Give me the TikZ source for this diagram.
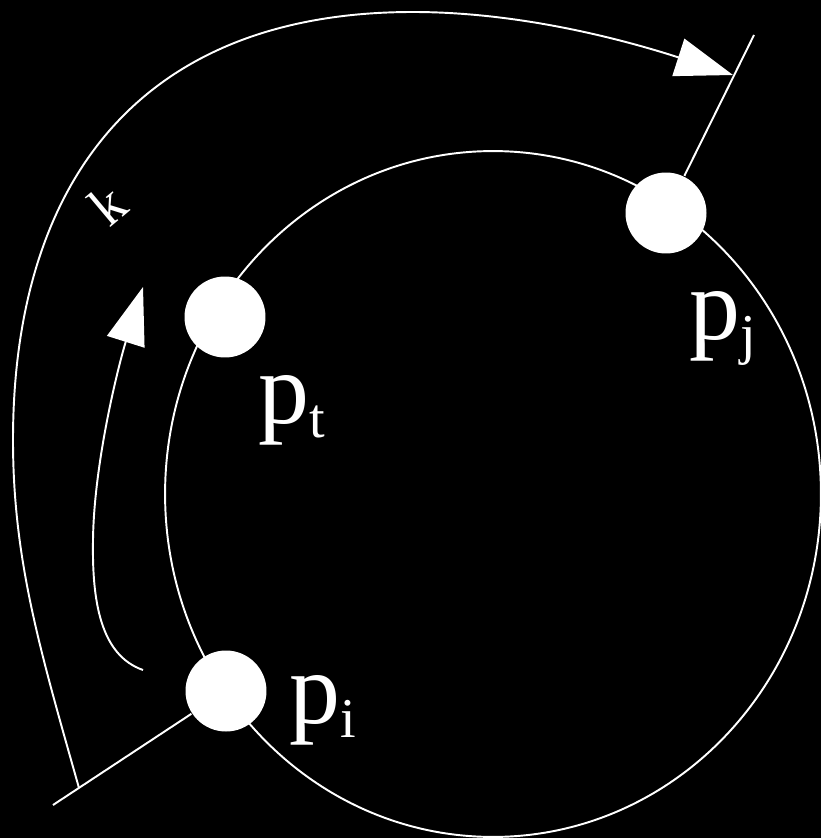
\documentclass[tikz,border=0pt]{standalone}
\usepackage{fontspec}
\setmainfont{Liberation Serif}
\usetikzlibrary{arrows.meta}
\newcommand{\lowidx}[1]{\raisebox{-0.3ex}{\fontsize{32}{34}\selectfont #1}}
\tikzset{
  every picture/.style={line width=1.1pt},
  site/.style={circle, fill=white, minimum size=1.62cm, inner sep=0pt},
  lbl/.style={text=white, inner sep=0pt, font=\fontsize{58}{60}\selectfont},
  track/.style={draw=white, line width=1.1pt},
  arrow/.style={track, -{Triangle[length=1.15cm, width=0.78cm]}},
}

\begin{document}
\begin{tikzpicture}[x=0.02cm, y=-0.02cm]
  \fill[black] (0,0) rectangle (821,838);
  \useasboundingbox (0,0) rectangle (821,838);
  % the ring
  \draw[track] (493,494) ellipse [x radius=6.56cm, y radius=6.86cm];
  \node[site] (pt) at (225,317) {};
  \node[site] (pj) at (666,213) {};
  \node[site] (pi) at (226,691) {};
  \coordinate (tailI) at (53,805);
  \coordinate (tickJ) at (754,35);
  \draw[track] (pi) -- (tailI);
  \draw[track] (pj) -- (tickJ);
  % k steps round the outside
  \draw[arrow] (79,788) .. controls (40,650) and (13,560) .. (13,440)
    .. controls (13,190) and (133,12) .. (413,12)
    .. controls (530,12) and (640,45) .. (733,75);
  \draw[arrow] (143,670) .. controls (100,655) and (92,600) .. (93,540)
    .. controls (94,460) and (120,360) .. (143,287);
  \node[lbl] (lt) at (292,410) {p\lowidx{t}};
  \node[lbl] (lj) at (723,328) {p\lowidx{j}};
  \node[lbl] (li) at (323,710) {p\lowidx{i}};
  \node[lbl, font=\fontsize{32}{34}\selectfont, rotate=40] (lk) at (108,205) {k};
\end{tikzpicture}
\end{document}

****************************************

OBJECTIVE: Transcribe all of the material exactly, leaving out whatever pictures it contains.

COMPLETE ANSWER:
Give me the TikZ source for this diagram.
\documentclass[tikz,border=0pt]{standalone}
\usepackage{fontspec}
\setmainfont{Liberation Serif}
\usetikzlibrary{arrows.meta}
\newcommand{\lowidx}[1]{\raisebox{-0.3ex}{\fontsize{32}{34}\selectfont #1}}
\tikzset{
  every picture/.style={line width=1.1pt},
  site/.style={circle, fill=white, minimum size=1.62cm, inner sep=0pt},
  lbl/.style={text=white, inner sep=0pt, font=\fontsize{58}{60}\selectfont},
  track/.style={draw=white, line width=1.1pt},
  arrow/.style={track, -{Triangle[length=1.15cm, width=0.78cm]}},
}

\begin{document}
\begin{tikzpicture}[x=0.02cm, y=-0.02cm]
  \fill[black] (0,0) rectangle (821,838);
  \useasboundingbox (0,0) rectangle (821,838);
  % the ring
  \draw[track] (493,494) ellipse [x radius=6.56cm, y radius=6.86cm];
  \node[site] (pt) at (225,317) {};
  \node[site] (pj) at (666,213) {};
  \node[site] (pi) at (226,691) {};
  \coordinate (tailI) at (53,805);
  \coordinate (tickJ) at (754,35);
  \draw[track] (pi) -- (tailI);
  \draw[track] (pj) -- (tickJ);
  % k steps round the outside
  \draw[arrow] (79,788) .. controls (40,650) and (13,560) .. (13,440)
    .. controls (13,190) and (133,12) .. (413,12)
    .. controls (530,12) and (640,45) .. (733,75);
  \draw[arrow] (143,670) .. controls (100,655) and (92,600) .. (93,540)
    .. controls (94,460) and (120,360) .. (143,287);
  \node[lbl] (lt) at (292,410) {p\lowidx{t}};
  \node[lbl] (lj) at (723,328) {p\lowidx{j}};
  \node[lbl] (li) at (323,710) {p\lowidx{i}};
  \node[lbl, font=\fontsize{32}{34}\selectfont, rotate=40] (lk) at (108,205) {k};
\end{tikzpicture}
\end{document}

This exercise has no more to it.